Historical Views of the Rockaways

The Very First Far Rockaway Boardwalk - 1897 to 1903
From The Rockaway Museum Commentary by Emil Lucev, Curator Dedicated To The Memory Of Leon S. Locke

A fter the first outer beach (Hog Island) located off the mainland shore at Far Rockaway was destroyed, by a direct hit hurricane in

September of 1983, it took several years for Hog Island Two to develop. The new outer beach was close enough to shore for bridges to give access to it, whereas the old Hog Island was reached by steam cable ferries!

For the season of 1897, the new beach and bathing pavilions on the Far Rockaway outer beach shore opened for business.

The first Hog Island did not have a boardwalk as such, but had wooden sidewalks or end planks laid out on the sand. The second Hog Island sported an end to end elevated walk about six feet wide and about four feet high.

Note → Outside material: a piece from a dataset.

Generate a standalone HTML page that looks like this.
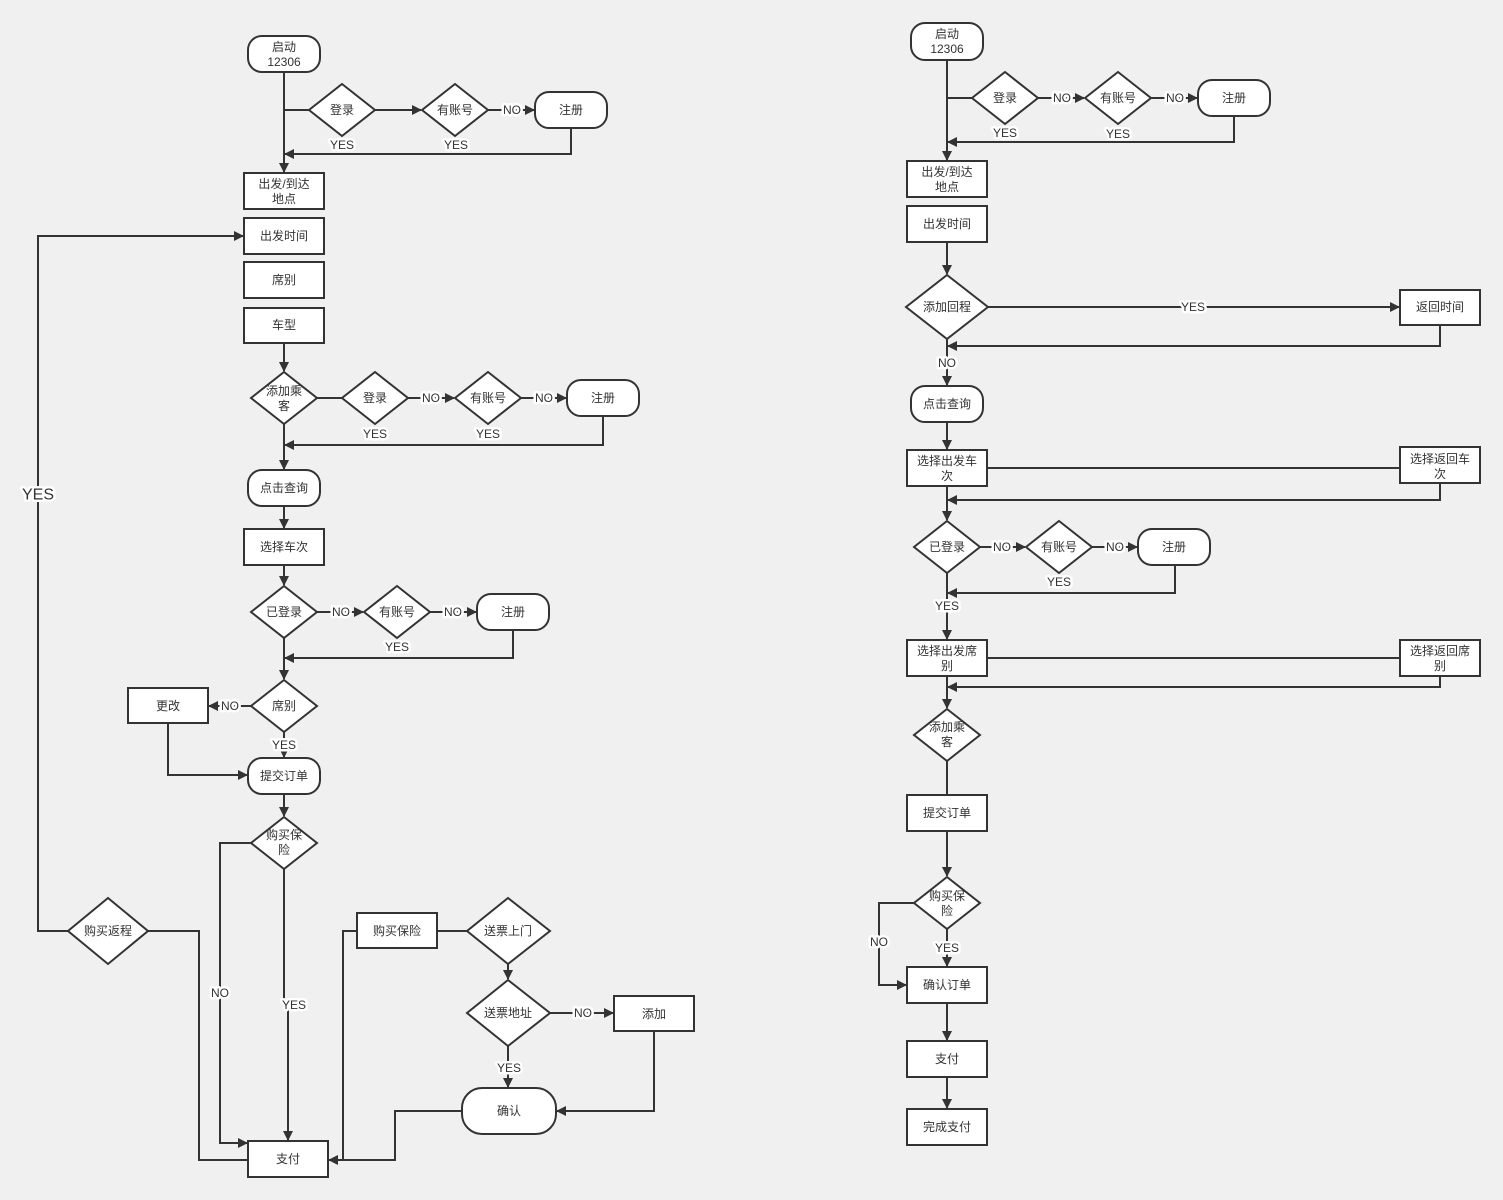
<!DOCTYPE html>
<html><head><meta charset="utf-8"><style>
html,body{margin:0;padding:0;background:#f0f0f0;}
svg{display:block}
text{font-family:"Liberation Sans","Noto Sans CJK SC",sans-serif;font-size:12px;fill:#333;text-anchor:middle;dominant-baseline:central}
.s{fill:#fff;stroke:#333;stroke-width:2}
.l{fill:none;stroke:#333;stroke-width:2}
.lb{stroke:#fff;stroke-width:5;paint-order:stroke;stroke-linejoin:round}
</style></head><body>
<svg width="1503" height="1200" viewBox="0 0 1503 1200" xmlns="http://www.w3.org/2000/svg">
<defs><marker id="a" markerWidth="10" markerHeight="10" refX="9" refY="5" orient="auto" markerUnits="userSpaceOnUse"><path d="M0,0 L10,5 L0,10 z" fill="#333"/></marker></defs>
<rect width="1503" height="1200" fill="#f0f0f0"/>

<!-- LEFT connectors -->
<path class="l" d="M284,72 V172" marker-end="url(#a)"/>
<path class="l" d="M284,110 H309"/>
<path class="l" d="M375,110 H421" marker-end="url(#a)"/>
<path class="l" d="M488,110 H534" marker-end="url(#a)"/>
<path class="l" d="M571,128 V154 H285" marker-end="url(#a)"/>
<path class="l" d="M284,343 V371" marker-end="url(#a)"/>
<path class="l" d="M317,398 H342"/>
<path class="l" d="M408,398 H454" marker-end="url(#a)"/>
<path class="l" d="M521,398 H566" marker-end="url(#a)"/>
<path class="l" d="M603,416 V445 H285" marker-end="url(#a)"/>
<path class="l" d="M284,424 V469" marker-end="url(#a)"/>
<path class="l" d="M284,506 V528" marker-end="url(#a)"/>
<path class="l" d="M284,565 V585" marker-end="url(#a)"/>
<path class="l" d="M317,612 H363" marker-end="url(#a)"/>
<path class="l" d="M430,612 H476" marker-end="url(#a)"/>
<path class="l" d="M513,630 V658 H285" marker-end="url(#a)"/>
<path class="l" d="M284,638 V679" marker-end="url(#a)"/>
<path class="l" d="M251,706 H209" marker-end="url(#a)"/>
<path class="l" d="M168,723 V775 H247" marker-end="url(#a)"/>
<path class="l" d="M284,732 V757" marker-end="url(#a)"/>
<path class="l" d="M284,794 V816" marker-end="url(#a)"/>
<path class="l" d="M251,843 H220 V1143 H247" marker-end="url(#a)"/>
<path class="l" d="M284,869 V1000 L288,1010 V1140" marker-end="url(#a)"/>
<path class="l" d="M68,931 H38 V236 H243" marker-end="url(#a)"/>
<path class="l" d="M148,931 H199 V1160 H248"/>
<path class="l" d="M357,931 H343 V1160"/>
<path class="l" d="M462,1111 H395 V1160 H329" marker-end="url(#a)"/>
<path class="l" d="M437,931 H467"/>
<path class="l" d="M508,964 V979" marker-end="url(#a)"/>
<path class="l" d="M550,1013 H613" marker-end="url(#a)"/>
<path class="l" d="M508,1046 V1087" marker-end="url(#a)"/>
<path class="l" d="M654,1031 V1111 H557" marker-end="url(#a)"/>

<!-- LEFT shapes -->
<rect class="s" x="248" y="36" width="72" height="36" rx="14"/>
<text x="284" y="47">启动</text><text x="284" y="62">12306</text>
<polygon class="s" points="342,84 375,110 342,136 309,110"/><text x="342" y="110">登录</text>
<polygon class="s" points="455,84 488,110 455,136 422,110"/><text x="455" y="110">有账号</text>
<rect class="s" x="535" y="92" width="72" height="36" rx="14"/><text x="571" y="110">注册</text>
<rect class="s" x="244" y="173" width="80" height="36"/><text x="284" y="184">出发/到达</text><text x="284" y="199">地点</text>
<rect class="s" x="244" y="218" width="80" height="36"/><text x="284" y="236">出发时间</text>
<rect class="s" x="244" y="262" width="80" height="36"/><text x="284" y="280">席别</text>
<rect class="s" x="244" y="308" width="80" height="35"/><text x="284" y="325">车型</text>
<polygon class="s" points="284,372 317,398 284,424 251,398"/><text x="284" y="391">添加乘</text><text x="284" y="406">客</text>
<polygon class="s" points="375,372 408,398 375,424 342,398"/><text x="375" y="398">登录</text>
<polygon class="s" points="488,372 521,398 488,424 455,398"/><text x="488" y="398">有账号</text>
<rect class="s" x="567" y="380" width="72" height="36" rx="14"/><text x="603" y="398">注册</text>
<rect class="s" x="248" y="470" width="72" height="36" rx="14"/><text x="284" y="488">点击查询</text>
<rect class="s" x="244" y="529" width="80" height="36"/><text x="284" y="547">选择车次</text>
<polygon class="s" points="284,586 317,612 284,638 251,612"/><text x="284" y="612">已登录</text>
<polygon class="s" points="397,586 430,612 397,638 364,612"/><text x="397" y="612">有账号</text>
<rect class="s" x="477" y="594" width="72" height="36" rx="14"/><text x="513" y="612">注册</text>
<polygon class="s" points="284,680 317,706 284,732 251,706"/><text x="284" y="706">席别</text>
<rect class="s" x="128" y="688" width="80" height="35"/><text x="168" y="706">更改</text>
<rect class="s" x="248" y="758" width="72" height="36" rx="14"/><text x="284" y="776">提交订单</text>
<polygon class="s" points="284,817 317,843 284,869 251,843"/><text x="284" y="835">购买保</text><text x="284" y="850">险</text>
<polygon class="s" points="108,898 148,931 108,964 68,931"/><text x="108" y="931">购买返程</text>
<rect class="s" x="357" y="913" width="80" height="35"/><text x="397" y="931">购买保险</text>
<polygon class="s" points="508,898 550,931 508,964 467,931"/><text x="508" y="931">送票上门</text>
<polygon class="s" points="508,980 550,1013 508,1046 467,1013"/><text x="508" y="1013">送票地址</text>
<rect class="s" x="614" y="996" width="80" height="35"/><text x="654" y="1014">添加</text>
<rect class="s" x="462" y="1088" width="94" height="46" rx="20"/><text x="509" y="1111">确认</text>
<rect class="s" x="248" y="1141" width="80" height="36"/><text x="288" y="1159">支付</text>

<!-- LEFT labels -->
<text class="lb" x="512" y="110">NO</text>
<text class="lb" x="342" y="145">YES</text><text class="lb" x="456" y="145">YES</text>
<text class="lb" x="431" y="398">NO</text><text class="lb" x="544" y="398">NO</text>
<text class="lb" x="375" y="434">YES</text><text class="lb" x="488" y="434">YES</text>
<text class="lb" x="341" y="612">NO</text><text class="lb" x="453" y="612">NO</text>
<text class="lb" x="397" y="647">YES</text>
<text class="lb" x="230" y="706">NO</text>
<text class="lb" x="284" y="745">YES</text>
<text class="lb" x="220" y="993">NO</text>
<text class="lb" x="294" y="1005">YES</text>
<text class="lb" x="38" y="495" style="font-size:16px">YES</text>
<text class="lb" x="583" y="1013">NO</text>
<text class="lb" x="509" y="1068">YES</text>

<!-- RIGHT connectors -->
<path class="l" d="M947,60 V160" marker-end="url(#a)"/>
<path class="l" d="M947,98 H972"/>
<path class="l" d="M1038,98 H1084" marker-end="url(#a)"/>
<path class="l" d="M1151,98 H1197" marker-end="url(#a)"/>
<path class="l" d="M1234,116 V142 H948" marker-end="url(#a)"/>
<path class="l" d="M947,242 V274" marker-end="url(#a)"/>
<path class="l" d="M988,307 H1399" marker-end="url(#a)"/>
<path class="l" d="M1440,325 V346 H948" marker-end="url(#a)"/>
<path class="l" d="M947,339 V385" marker-end="url(#a)"/>
<path class="l" d="M947,422 V449" marker-end="url(#a)"/>
<path class="l" d="M987,468 H1400"/>
<path class="l" d="M1440,483 V500 H948" marker-end="url(#a)"/>
<path class="l" d="M947,486 V520" marker-end="url(#a)"/>
<path class="l" d="M980,547 H1025" marker-end="url(#a)"/>
<path class="l" d="M1092,547 H1137" marker-end="url(#a)"/>
<path class="l" d="M1175,565 V593 H948" marker-end="url(#a)"/>
<path class="l" d="M947,573 V639" marker-end="url(#a)"/>
<path class="l" d="M987,658 H1400"/>
<path class="l" d="M1440,676 V687 H948" marker-end="url(#a)"/>
<path class="l" d="M947,676 V708" marker-end="url(#a)"/>
<path class="l" d="M947,761 V795"/>
<path class="l" d="M947,831 V876" marker-end="url(#a)"/>
<path class="l" d="M914,903 H879 V985 H906" marker-end="url(#a)"/>
<path class="l" d="M947,929 V966" marker-end="url(#a)"/>
<path class="l" d="M947,1003 V1040" marker-end="url(#a)"/>
<path class="l" d="M947,1077 V1108" marker-end="url(#a)"/>

<!-- RIGHT shapes -->
<rect class="s" x="911" y="23" width="72" height="37" rx="14"/>
<text x="947" y="34">启动</text><text x="947" y="49">12306</text>
<polygon class="s" points="1005,72 1038,98 1005,124 972,98"/><text x="1005" y="98">登录</text>
<polygon class="s" points="1118,72 1151,98 1118,124 1085,98"/><text x="1118" y="98">有账号</text>
<rect class="s" x="1198" y="80" width="72" height="36" rx="14"/><text x="1234" y="98">注册</text>
<rect class="s" x="907" y="161" width="80" height="36"/><text x="947" y="172">出发/到达</text><text x="947" y="187">地点</text>
<rect class="s" x="907" y="206" width="80" height="36"/><text x="947" y="224">出发时间</text>
<polygon class="s" points="947,275 988,307 947,339 906,307"/><text x="947" y="307">添加回程</text>
<rect class="s" x="1400" y="290" width="80" height="35"/><text x="1440" y="307">返回时间</text>
<rect class="s" x="911" y="386" width="72" height="36" rx="14"/><text x="947" y="404">点击查询</text>
<rect class="s" x="907" y="450" width="80" height="36"/><text x="947" y="461">选择出发车</text><text x="947" y="476">次</text>
<rect class="s" x="1400" y="447" width="80" height="36"/><text x="1440" y="459">选择返回车</text><text x="1440" y="474">次</text>
<polygon class="s" points="947,521 980,547 947,573 914,547"/><text x="947" y="547">已登录</text>
<polygon class="s" points="1059,521 1092,547 1059,573 1026,547"/><text x="1059" y="547">有账号</text>
<rect class="s" x="1138" y="529" width="72" height="36" rx="14"/><text x="1174" y="547">注册</text>
<rect class="s" x="907" y="640" width="80" height="36"/><text x="947" y="651">选择出发席</text><text x="947" y="666">别</text>
<rect class="s" x="1400" y="640" width="80" height="36"/><text x="1440" y="651">选择返回席</text><text x="1440" y="666">别</text>
<polygon class="s" points="947,709 980,735 947,761 914,735"/><text x="947" y="727">添加乘</text><text x="947" y="742">客</text>
<rect class="s" x="907" y="795" width="80" height="36"/><text x="947" y="813">提交订单</text>
<polygon class="s" points="947,877 980,903 947,929 914,903"/><text x="947" y="896">购买保</text><text x="947" y="911">险</text>
<rect class="s" x="907" y="967" width="80" height="36"/><text x="947" y="985">确认订单</text>
<rect class="s" x="907" y="1041" width="80" height="36"/><text x="947" y="1059">支付</text>
<rect class="s" x="907" y="1109" width="80" height="36"/><text x="947" y="1127">完成支付</text>

<!-- RIGHT labels -->
<text class="lb" x="1062" y="98">NO</text><text class="lb" x="1175" y="98">NO</text>
<text class="lb" x="1005" y="133">YES</text><text class="lb" x="1118" y="134">YES</text>
<text class="lb" x="1193" y="307">YES</text>
<text class="lb" x="947" y="363">NO</text>
<text class="lb" x="1002" y="547">NO</text><text class="lb" x="1115" y="547">NO</text>
<text class="lb" x="1059" y="582">YES</text>
<text class="lb" x="947" y="606">YES</text>
<text class="lb" x="879" y="942">NO</text>
<text class="lb" x="947" y="948">YES</text>
</svg>
</body></html>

Built between the beach and the bath house complexes and pavilions, the elevated structure allowed those who did not want to bathe free access to the walk for that pleasant stroll in the fresh sea air and sunshine. Many visitors rented chairs and umbrellas to sit on the beach and soak up the rays!

Today's view shows the pavilions, baths, and fully clothed patrons on the beach.

William Caffrey of Far Rockaway owned all the facilities on the new Hog Island, as he was the only one that did not give up when storm after storm wrecked Far Rockaway's oceanfront. However, another direct hit by a storm in September of 1903 washed away the whole of Hog Island two - forever!

Caffrey opened new facilities on the mainland shore, but finally gave up and sold out in 1907.

In 1908, the famous Roche's Beach opened on the oceanfront of Far Rockaway.